There are aspects of humanity — our love for one another, or our willingness to reject our animal instinct to live so that someone else might — that we’d be unable to explain even if we had all the answers. When the alien says, “we must not be understood,” it’s a front: the desperate wizard telling us not to look behind the curtain. And when Winters subsequently outsmarts the alien, the latter’s ominous posturing — and, by extension, our own preoccupation with needing answers — suddenly look silly.
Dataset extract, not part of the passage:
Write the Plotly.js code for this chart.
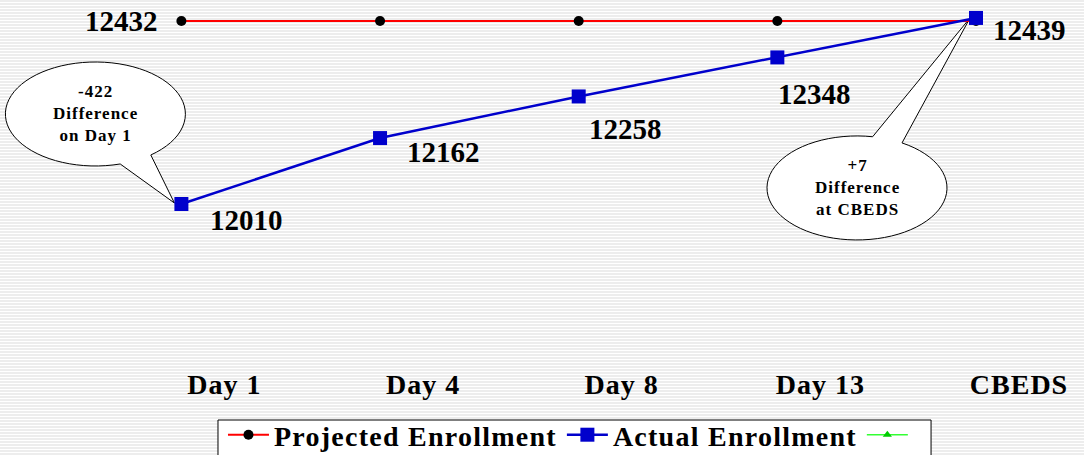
<!DOCTYPE html>
<html>
<head>
<meta charset="utf-8">
<script src="https://cdn.plot.ly/plotly-3.0.1.min.js"></script>
<style>
  html, body { margin: 0; padding: 0; }
  body {
    width: 1084px; height: 455px; overflow: hidden;
    background: repeating-linear-gradient(to bottom, #ededed 0px, #ededed 2px, #ffffff 2px, #ffffff 3px);
  }
  #chart { width: 1084px; height: 455px; }
  #chart .xtick text { letter-spacing: 1px; }
</style>
</head>
<body>
<div id="chart"></div>
<script>
// ---- data ----
const categories = ["Day 1", "Day 4", "Day 8", "Day 13", "CBEDS"];
const projectedEnrollment = [12432, 12432, 12432, 12432, 12432];
const actualEnrollment = [12010, 12162, 12258, 12348, 12439];
const thirdSeries = [null, null, null, null, null];
const seriesNames = ["Projected Enrollment", "Actual Enrollment", ""];
const calloutTexts = [["-422", "Difference", "on Day 1"], ["+7", "Difference", "at CBEDS"]];

// ---- styling / placement ----
const FONT = "'Liberation Serif', 'Times New Roman', serif";
const labelFont = { family: FONT, size: 29, color: "#000", weight: "bold" };
const spaced = (s, px) => s ? '<span style="letter-spacing:' + px + 'px">' + s + '</span>' : " ";

// which point gets a value label, and pixel offsets of the label from the point
const projectedLabelIdx = [0];
const projectedLabelShift = [[-60, 0]];
const actualLabelShift = [[65, -16], [63, -14], [47, -33], [37, -37], [53, -12]];

const traces = [
  {
    x: categories, y: projectedEnrollment, name: spaced(seriesNames[0], 1.25),
    type: "scatter", mode: "lines+markers",
    line: { color: "#ff0000", width: 2 },
    marker: { color: "#000000", size: 10, symbol: "circle" },
    cliponaxis: false
  },
  {
    x: categories, y: actualEnrollment, name: spaced(seriesNames[1], 1.25),
    type: "scatter", mode: "lines+markers",
    line: { color: "#0000cc", width: 2.5 },
    marker: { color: "#0000cc", size: 14, symbol: "square" },
    cliponaxis: false
  },
  {
    x: categories, y: thirdSeries, name: spaced(seriesNames[2], 1.25),
    type: "scatter", mode: "lines+markers",
    line: { color: "#33ff33", width: 1.5 },
    marker: { color: "#00cc00", size: 8, symbol: "triangle-up" },
    showlegend: true
  }
];

const annotations = [];
projectedLabelIdx.forEach((i, k) => {
  annotations.push({
    x: categories[i], y: projectedEnrollment[i], xref: "x", yref: "y",
    text: String(projectedEnrollment[i]), showarrow: false,
    xshift: projectedLabelShift[k][0], yshift: projectedLabelShift[k][1],
    font: labelFont
  });
});
actualEnrollment.forEach((v, i) => {
  annotations.push({
    x: categories[i], y: v, xref: "x", yref: "y",
    text: String(v), showarrow: false,
    xshift: actualLabelShift[i][0], yshift: actualLabelShift[i][1],
    font: labelFont
  });
});

// speech bubble shapes (pixel-sized, anchored to a data point)
function bubblePath(cx, cy, rx, ry, tStart, tEnd, tipX, tipY) {
  let d = "";
  const n = 72;
  for (let k = 0; k <= n; k++) {
    const t = (tStart + (tEnd - tStart) * k / n) * Math.PI / 180;
    const px = cx + rx * Math.cos(t);
    const py = cy + ry * Math.sin(t);
    d += (k === 0 ? "M" : "L") + px.toFixed(2) + "," + (-py).toFixed(2);
  }
  d += "L" + tipX + "," + (-tipY) + "Z";
  return d;
}

const callouts = [
  { idx: 0, cx: -86, cy: -90, rx: 90, ry: 52, t0: 74, t1: 412, tip: [-7, -1] },
  { idx: 4, cx: -119, cy: 170, rx: 90, ry: 52, t0: -60, t1: 280, tip: [-6, 0] }
];

const shapes = callouts.map(c => ({
  type: "path", layer: "below",
  xref: "x", yref: "y",
  xsizemode: "pixel", ysizemode: "pixel",
  xanchor: categories[c.idx], yanchor: actualEnrollment[c.idx],
  path: bubblePath(c.cx, c.cy, c.rx, c.ry, c.t0, c.t1, c.tip[0], c.tip[1]),
  fillcolor: "#ffffff",
  line: { color: "#000000", width: 1 }
}));

// legend frame
shapes.push({
  type: "rect", layer: "below", xref: "paper", yref: "paper",
  x0: 0.2011, x1: 0.8589, y0: -0.1507, y1: -0.30,
  fillcolor: "#ffffff", line: { color: "#000000", width: 1 }
});

callouts.forEach((c, k) => {
  annotations.push({
    x: categories[c.idx], y: actualEnrollment[c.idx], xref: "x", yref: "y",
    text: calloutTexts[k].map(s => spaced(s, 1)).join("<br>"),
    showarrow: false,
    xshift: c.cx, yshift: -c.cy,
    font: { family: FONT, size: 17, color: "#000", weight: "bold" },
    align: "center"
  });
});

const layout = {
  width: 1084, height: 455,
  margin: { l: 0, r: 0, t: 0, b: 90, autoexpand: false },
  paper_bgcolor: "rgba(0,0,0,0)",
  plot_bgcolor: "rgba(0,0,0,0)",
  showlegend: true,
  xaxis: {
    type: "category", range: [-0.9132, 4.5437],
    showgrid: false, zeroline: false, showline: false, ticks: "",
    tickfont: { family: FONT, size: 28, color: "#000", weight: "bold" },
    ticklabelshift: 43, ticklabelstandoff: 0,
    automargin: false, fixedrange: true
  },
  yaxis: {
    range: [11638.7, 12480.4],
    visible: false, showgrid: false, zeroline: false, fixedrange: true
  },
  legend: {
    orientation: "h",
    x: 0.2057, xanchor: "left", xref: "paper",
    y: -0.1233, yanchor: "top", yref: "paper",
    bgcolor: "rgba(0,0,0,0)", borderwidth: 0,
    itemwidth: 41,
    font: { family: FONT, size: 28, color: "#000", weight: "bold" },
    itemclick: false, itemdoubleclick: false
  },
  shapes: shapes,
  annotations: annotations
};

Plotly.newPlot("chart", traces, layout, { displayModeBar: false, staticPlot: true });
</script>
</body>
</html>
And so, Winters laughs. He may be a man of science, and he may see life, from a physiological standpoint, as wholly unromantic, but in the end, it’s a combination of his knowledge of science and his love for his friend that “saves” him. As we travel through Winters’ neurons and synapses, it’s impossible not to see the distinctly human shapes in the intricate imprints and designs. Yes, they resemble the (potentially) malevolently-designed spider web, but they also resemble cave paintings: those first recordings humanity made as we evolved to question and reflect through art. We may not be the evolution superstars that the alien is, but we possess the ability to live on long after our deaths.
Thus, Winters was right all along: We are, as he says, “all heading for the same destination” — not heaven or hell or dust but memory. And Winters’ remembering that the recorder (a tech-based form of memory) will tell his story is a brilliant means of reiterating the ultimate thesis of “The Autopsy.”